Pemblokiran Rekening Bisa Turunkan Kepercayaan Masyarakat pada Pemerintah
TINTABORNEO.COM, Sampit – Wakil Ketua I Kamar Dagang dan Industri (Kadin) Kabupaten Kotawaringin Timur (Kotim), Gahara, menilai kebijakan pemerintah terkait pemblokiran rekening tidak aktif selama tiga bulan atau rekening dormant bukan keputusan yang matang. Kebijakan ini dinilai justru menyulitkan masyarakat, terutama yang tinggal di pedesaan.
“Tidak semua masyarakat kita bisa aktif bertransaksi di bank. Banyak yang tinggal di pelosok dengan akses yang sulit dijangkau. Jika rekening mereka diblokir, mereka harus menempuh perjalanan berjam-jam bahkan berhari-hari hanya untuk mengurus kembali ke bank. Itu sangat merepotkan,” tegas Gahara, Selasa (19/8/2025).

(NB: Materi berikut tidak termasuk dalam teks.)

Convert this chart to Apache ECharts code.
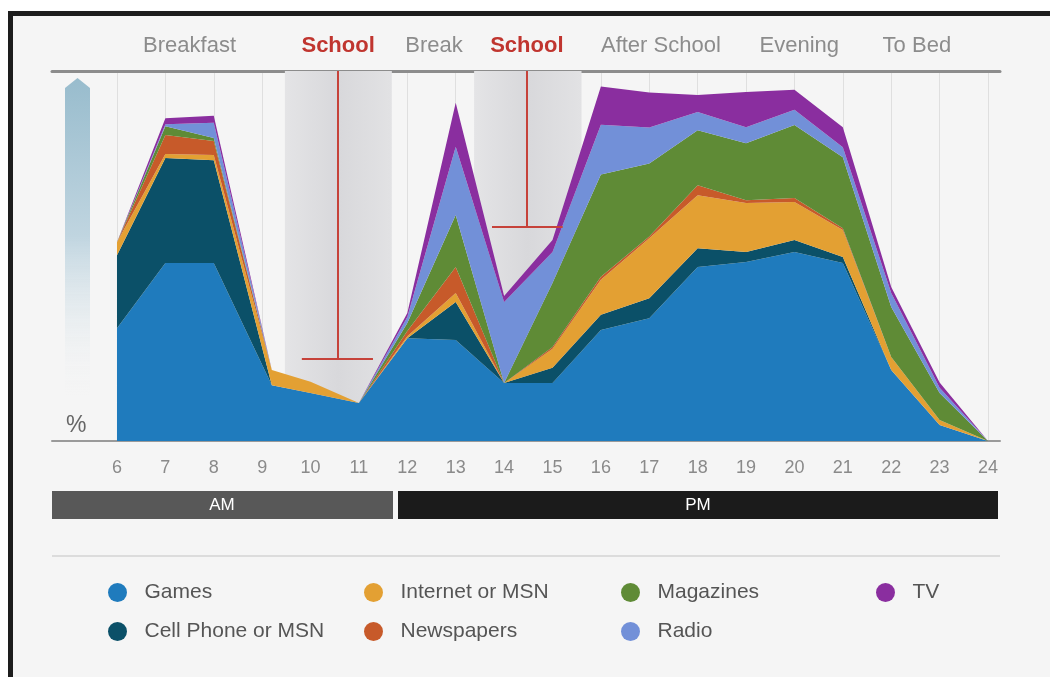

Menurutnya, meskipun pelaku usaha mikro kecil dan menengah (UMKM) di perkotaan relatif tidak terdampak karena terbiasa bertransaksi melalui layanan perbankan digital, kondisi berbeda dirasakan warga pedesaan.
Di wilayah pelosok, masyarakat kerap menggunakan rekening bank hanya untuk menyimpan hasil kebun atau penjualan tanah, sehingga aktivitas transaksi tidak dilakukan rutin.

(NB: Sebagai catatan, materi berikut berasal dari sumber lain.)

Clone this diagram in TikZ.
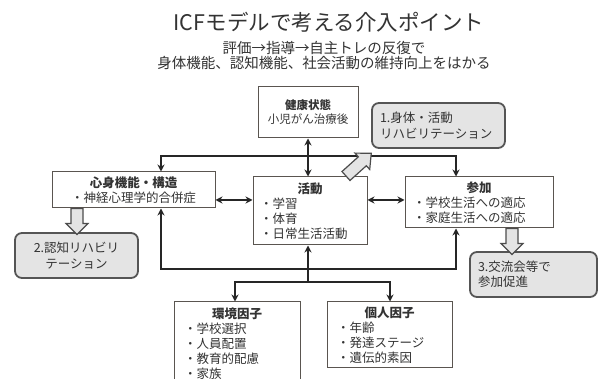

“Kalau di kota mungkin tidak ada masalah, karena mudah mengurus reaktivasi rekening. Tapi di desa berbeda. Prosesnya memerlukan waktu panjang dan tidak bisa selesai sekali datang,” jelasnya.
Selain masyarakat pedesaan, kelompok lain yang berpotensi terdampak adalah kontraktor. Gahara mencontohkan, ada kontraktor yang hanya bertransaksi saat mendapatkan proyek, bahkan bisa setahun sekali.
“Modal kerja mereka disimpan di bank. Kalau lebih dari tiga bulan tidak ada transaksi, rekening bisa diblokir. Padahal, transaksi biasanya baru ada saat kontrak pekerjaan turun. Aturan ini jelas menyulitkan,” ujarnya.
Ia menegaskan, kebijakan tersebut bisa menurunkan kepercayaan masyarakat kepada pemerintah sebagai pembuat aturan. Pasalnya, perbankan hanya menjalankan kebijakan yang ditetapkan.
“Kalau tujuannya untuk membatasi aktivitas mencurigakan seperti pencucian uang atau tindak pidana korupsi, tentu kita dukung. Tapi hingga sekarang tidak ada kejelasan apa maksud dan tujuan kebijakan ini. Pemerintah sebaiknya mengkaji ulang,” tandasnya. (ri)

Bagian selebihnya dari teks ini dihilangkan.